Reservoir models are dynamic tools that must evolve as new production data becomes available. This course provides a rigorous technical framework for the continuous cycle of monitoring, interpreting, and updating reservoir models to ensure their predictive accuracy. Participants will explore how various surveillance techniques, ranging from pressure monitoring to advanced tracers, provide the "ground truth" necessary to calibrate numerical simulators through the process of history matching.

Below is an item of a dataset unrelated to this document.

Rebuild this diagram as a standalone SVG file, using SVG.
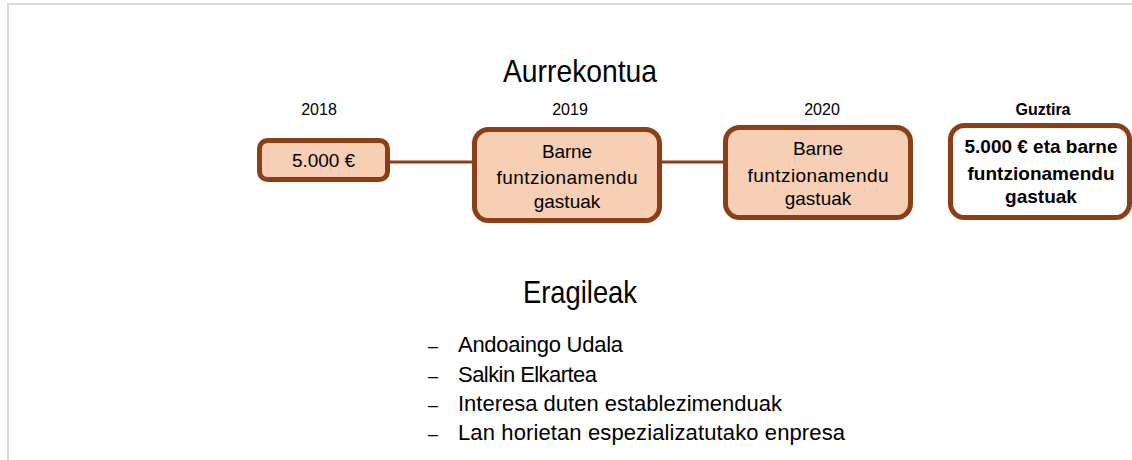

The scope of the curriculum covers the integration of time dependent data into the geological and engineering framework. Detailed instruction is provided on the methodologies for history matching, including both manual tuning and automated assisted history matching (AHM) techniques. By understanding the sensitivity of model parameters like permeability multipliers and fault transmissibility, engineers can resolve discrepancies between observed and simulated behavior, leading to a more reliable forecast of future performance.

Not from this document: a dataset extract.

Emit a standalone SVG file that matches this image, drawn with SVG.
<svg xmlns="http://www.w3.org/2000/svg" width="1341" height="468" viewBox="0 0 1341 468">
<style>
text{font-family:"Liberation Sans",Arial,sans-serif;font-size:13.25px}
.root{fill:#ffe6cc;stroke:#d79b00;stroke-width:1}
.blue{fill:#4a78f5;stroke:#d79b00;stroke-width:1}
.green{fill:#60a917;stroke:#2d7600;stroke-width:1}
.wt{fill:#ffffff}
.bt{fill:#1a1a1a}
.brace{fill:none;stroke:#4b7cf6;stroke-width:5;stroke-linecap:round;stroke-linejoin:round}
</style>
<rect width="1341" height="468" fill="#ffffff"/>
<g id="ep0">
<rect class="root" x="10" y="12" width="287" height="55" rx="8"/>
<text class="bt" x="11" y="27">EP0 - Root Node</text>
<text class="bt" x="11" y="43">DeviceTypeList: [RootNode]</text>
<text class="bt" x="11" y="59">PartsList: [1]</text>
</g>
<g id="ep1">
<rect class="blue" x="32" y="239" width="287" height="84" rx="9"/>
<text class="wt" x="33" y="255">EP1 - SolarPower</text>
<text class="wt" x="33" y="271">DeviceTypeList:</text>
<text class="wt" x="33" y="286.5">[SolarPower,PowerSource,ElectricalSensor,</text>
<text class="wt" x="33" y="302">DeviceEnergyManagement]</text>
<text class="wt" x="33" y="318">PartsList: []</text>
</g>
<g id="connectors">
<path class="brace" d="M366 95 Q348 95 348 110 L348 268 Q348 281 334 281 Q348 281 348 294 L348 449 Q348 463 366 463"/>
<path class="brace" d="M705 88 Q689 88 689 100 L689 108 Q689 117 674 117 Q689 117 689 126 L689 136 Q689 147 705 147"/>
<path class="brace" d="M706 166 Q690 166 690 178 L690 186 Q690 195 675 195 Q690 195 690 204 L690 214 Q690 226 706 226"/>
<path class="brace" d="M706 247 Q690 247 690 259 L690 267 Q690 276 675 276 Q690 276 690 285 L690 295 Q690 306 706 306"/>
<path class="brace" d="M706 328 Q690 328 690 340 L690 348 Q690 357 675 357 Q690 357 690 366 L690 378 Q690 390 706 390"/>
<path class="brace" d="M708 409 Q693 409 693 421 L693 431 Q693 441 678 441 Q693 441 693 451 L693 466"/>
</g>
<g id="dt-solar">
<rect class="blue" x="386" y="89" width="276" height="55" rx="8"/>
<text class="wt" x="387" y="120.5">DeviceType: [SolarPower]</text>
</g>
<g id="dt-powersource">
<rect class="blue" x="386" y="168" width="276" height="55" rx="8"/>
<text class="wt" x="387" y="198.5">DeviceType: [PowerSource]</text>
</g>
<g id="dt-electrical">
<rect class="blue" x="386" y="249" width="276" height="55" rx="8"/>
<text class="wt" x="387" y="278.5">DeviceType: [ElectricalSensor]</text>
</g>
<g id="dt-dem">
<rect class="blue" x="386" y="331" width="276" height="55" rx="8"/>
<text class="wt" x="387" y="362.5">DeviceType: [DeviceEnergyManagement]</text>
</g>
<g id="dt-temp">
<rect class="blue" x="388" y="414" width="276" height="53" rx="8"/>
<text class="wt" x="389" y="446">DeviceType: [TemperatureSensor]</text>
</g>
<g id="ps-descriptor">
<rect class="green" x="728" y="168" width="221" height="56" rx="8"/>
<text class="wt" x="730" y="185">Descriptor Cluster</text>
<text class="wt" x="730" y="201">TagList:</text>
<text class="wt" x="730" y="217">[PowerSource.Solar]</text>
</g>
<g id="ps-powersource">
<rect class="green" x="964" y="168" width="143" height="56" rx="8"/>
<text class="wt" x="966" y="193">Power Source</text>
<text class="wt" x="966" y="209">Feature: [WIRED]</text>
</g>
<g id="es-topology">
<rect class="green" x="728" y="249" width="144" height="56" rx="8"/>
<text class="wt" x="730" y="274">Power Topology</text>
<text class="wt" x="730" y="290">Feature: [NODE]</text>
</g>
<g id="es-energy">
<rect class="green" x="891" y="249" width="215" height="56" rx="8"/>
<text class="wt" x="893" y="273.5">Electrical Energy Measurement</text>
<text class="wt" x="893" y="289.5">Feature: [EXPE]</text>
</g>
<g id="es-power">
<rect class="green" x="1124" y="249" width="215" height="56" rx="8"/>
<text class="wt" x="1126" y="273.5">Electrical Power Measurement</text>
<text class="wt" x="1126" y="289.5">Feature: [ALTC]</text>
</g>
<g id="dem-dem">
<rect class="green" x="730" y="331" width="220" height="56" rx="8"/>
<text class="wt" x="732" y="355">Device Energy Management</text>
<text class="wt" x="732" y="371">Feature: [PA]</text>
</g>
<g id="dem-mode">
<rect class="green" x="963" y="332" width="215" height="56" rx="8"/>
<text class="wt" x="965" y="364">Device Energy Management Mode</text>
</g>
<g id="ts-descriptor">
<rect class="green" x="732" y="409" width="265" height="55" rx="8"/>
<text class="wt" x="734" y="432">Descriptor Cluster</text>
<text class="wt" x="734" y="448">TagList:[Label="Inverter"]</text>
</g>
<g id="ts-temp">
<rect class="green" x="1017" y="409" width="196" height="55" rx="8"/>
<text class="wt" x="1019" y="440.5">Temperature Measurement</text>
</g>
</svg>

Coverage also includes the strategic aspects of model updating in the context of field development and EOR implementation. The course highlights the importance of distinguishing between "mathematical curve fitting" and "physically consistent modeling." Through intensive hands on exercises, participants will learn how to close the loop between the field and the office, ensuring that the reservoir model remains a live asset that supports proactive decision making and maximizes recovery.

COURSE OBJECTIVES:

After completion of this course, the participants will be able to:

• Develop a comprehensive reservoir surveillance and data acquisition plan.
• Utilize production data and pressure trends to identify reservoir drive mechanisms.
• Apply systematic history matching workflows to calibrate dynamic models.
• Differentiate between global and local parameters in the matching process.
• Utilize Assisted History Matching (AHM) software to explore uncertainty.
• Validate the physical consistency of model updates following a match.
• Integrate 4D seismic and well test data into the model updating cycle.
• Analyze the causes of water and gas breakthrough using surveillance data.
• Perform material balance checks to verify the global accuracy of the model.
• Update the geological (static) model based on dynamic performance indicators.
• Forecast future performance with a quantified range of uncertainty.
• Communicate model updates and their impact on asset value to management.
• Implement a continuous loop for real time reservoir management.

TARGET AUDIENCE:

Reservoir Engineers, Simulation Specialists, Production Engineers, and Geoscientists responsible for the long term management and modeling of petroleum assets.

TRAINING COURSE METHODOLOGY:

A highly interactive combination of lectures, discussion sessions, and case studies will be employed to maximise the transfer of information, knowledge, and experience. The course will be intensive, practical, and highly interactive. The sessions will start by raising the most relevant questions and motivating everybody to find the right answers. The attendants will also be encouraged to raise more of their questions and to share in developing the right answers using their analysis and experience. There will also be some indoor experiential activities to enhance the learning experience. Course material will be provided in PowerPoint, with necessary animations, learning videos, and general discussions.

The course participants shall be evaluated before, during, and at the end of the course.

COURSE CERTIFICATE:

National Consultant Centre for Training LLC (NCC) will issue an Attendance Certificate to all participants completing a minimum of 80% of the total attendance time requirement.